KP: We are working on a pretty wide range of matters, including many insurance issues in the entertainment industry (where we have a large practice), issues involving complex first-party property losses, such as losses from fires, hurricanes, and landslides, directors and officers liability issues, and issues involving subprime lending. These are all “hot” right now. One of the great things about an insurance coverage practice is we face new issues every day and we build upon our years of experience in dealing with insurance. In fact, every time there is a new dispute, whether it is accounting irregularities, disasters, or financial turmoil, insurance is an important asset, with insureds typically seeking to recover and insurers often seeking to limit, or eliminate, their financial exposure, including by asserting various coverage defenses and sometimes seeking to rescind their insurance policies.
LD: Why did you decide to practice in this area?
KP: When I was a junior associate, I didn’t like my case mix or the types of experience I was getting. I had the chance to move to a major insurance coverage case. Part of the incentive I was given was the chance to argue all of the law and motion matters. I ended up arguing more than 100 times, typically against partners from other firms. It was a great experience. And I found that the cases were challenging, often presenting issues of first impression. Insurance coverage disputes, and disputes with insurance brokers over coverage, often presenting cutting edge issues.

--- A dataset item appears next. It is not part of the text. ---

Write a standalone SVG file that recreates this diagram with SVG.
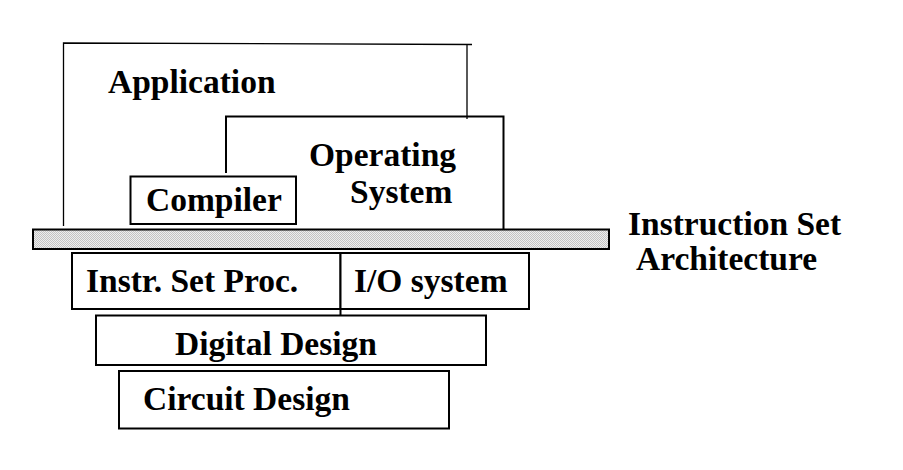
<svg xmlns="http://www.w3.org/2000/svg" width="903" height="470" viewBox="0 0 903 470">
<style>
  .t { font-family: "Liberation Serif", "Times New Roman", serif; font-weight: bold; font-size: 33.5px; fill: #000; }
  .box { fill: #fff; stroke: #000; stroke-width: 2; }
  .thin { fill: none; stroke: #000; stroke-width: 1.3; }
  .open { fill: none; stroke: #000; stroke-width: 2; }
</style>
<defs>
  <pattern id="dither" width="2" height="2" patternUnits="userSpaceOnUse">
    <rect width="2" height="2" fill="#eeeeee"/>
    <rect width="1" height="1" fill="#c4c4c4"/>
    <rect x="1" y="1" width="1" height="1" fill="#c4c4c4"/>
  </pattern>
</defs>
<rect width="903" height="470" fill="#fff"/>
<g id="application">
  <path class="thin" d="M63.5,226 V43 L472,44.5 M467,44.5 V119"/>
  <text class="t" x="108" y="93">Application</text>
</g>
<g id="operating-system">
  <path class="open" d="M226,173 V116.5 H503.5 V229"/>
  <text class="t" x="309" y="166">Operating</text>
  <text class="t" x="350" y="203">System</text>
</g>
<g id="compiler">
  <rect class="box" x="130.5" y="176.5" width="165.5" height="47.5"/>
  <text class="t" x="146" y="211">Compiler</text>
</g>
<g id="isa-bar">
  <rect x="33" y="229.5" width="576" height="19.5" fill="url(#dither)" stroke="#000" stroke-width="2"/>
</g>
<g id="isa-label">
  <text class="t" x="628" y="235">Instruction Set</text>
  <text class="t" x="636" y="270">Architecture</text>
</g>
<g id="instr-set-proc">
  <rect class="box" x="72" y="253" width="268.5" height="56"/>
  <text class="t" x="86" y="292">Instr. Set Proc.</text>
</g>
<g id="io-system">
  <rect class="box" x="340.5" y="253" width="188.5" height="56"/>
  <line x1="340.5" y1="309" x2="340.5" y2="315" stroke="#000" stroke-width="2"/>
  <text class="t" x="354" y="292">I/O system</text>
</g>
<g id="digital-design">
  <rect class="box" x="96" y="315.5" width="390" height="49.5"/>
  <text class="t" x="175" y="355">Digital Design</text>
</g>
<g id="circuit-design">
  <rect class="box" x="119" y="371" width="330" height="57.5"/>
  <text class="t" x="143" y="410">Circuit Design</text>
</g>
</svg>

We get to “make the law.” It’s fun, challenging work, and it’s interesting being a corporate plaintiffs lawyer. During my time in insurance coverage, I’ve probably tried 20 significant cases, with my longest trials lasting four months each. And, I’ve handled many appellate matters, probably arguing 40 or more times before various appellate courts.
SST: I echo what Kirk says. Since I started practicing, I have done a wide range of commercial litigation, but I wanted more real experience. Kirk hired me out of law school and I initially did insurance coverage work. After Kirk moved to a different firm, I did almost exclusively commercial litigation. However, I rejoined Kirk’s group a little over a year ago. Since then, I’ve been involved in a major arbitration. I also did 95% of the work before trial and almost all of the depositions on this case. I then co-tried the case with Kirk, handling half of the witness examinations. I’ve got more trials and arbitrations coming up. I also handle various matters on my own. Our practice has a lot going on, and we get great opportunities to work with good clients on interesting matters.